Exponential

Parameters: $\lambda$

The exponential distribution models the amount of time until an event occurs.

Note that this is the continuous equivalent of the geometric distribution.

The probability density function is

$$f(x) = \lambda e^{-\lambda x} \; \; \; \mbox{ for } x \ge 0$$ (7.10)

Note that the exponential distribution is the same as the gamma distribution with parameters $(1, \lambda)$. (I.e. time until first event, $n=1$.)

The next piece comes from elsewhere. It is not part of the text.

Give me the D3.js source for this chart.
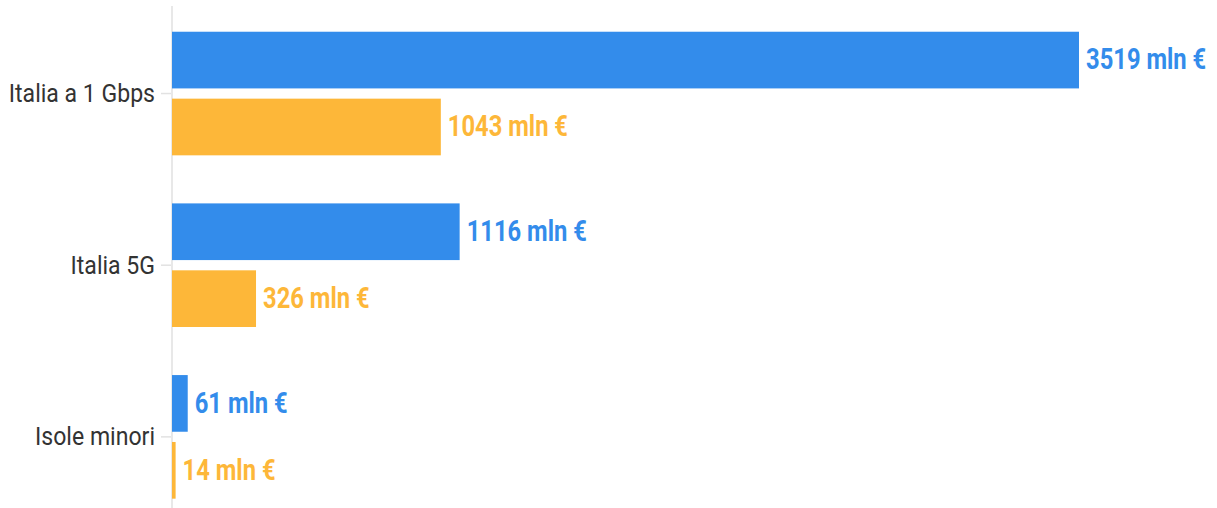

The mean and variance of $x$:

$$\begin{eqnarray*} \mu &=& \frac{1}{\lambda}\\ \sigma^2 &=& \frac{1}{\lambda^2} \end{eqnarray*}$$

The cumulative distribution function is

$$F(x) = 1 - e^{-\lambda x}$$ (7.11)

The exponential distribution is memoryless:

$$P(X > t+s \; \mid \; X > t) = P(X > s) \; \; \mbox{for all } s, t \ge 0 ,$$ (7.12)

meaning that if the instrument is alive at time $t$, the probability of survival to time $t+s$ (i.e., from time $t$ to $s$) is the same as the initial probability of surviving to time $s$. (I.e., the instrument doesn't remember that it already survived to $t$).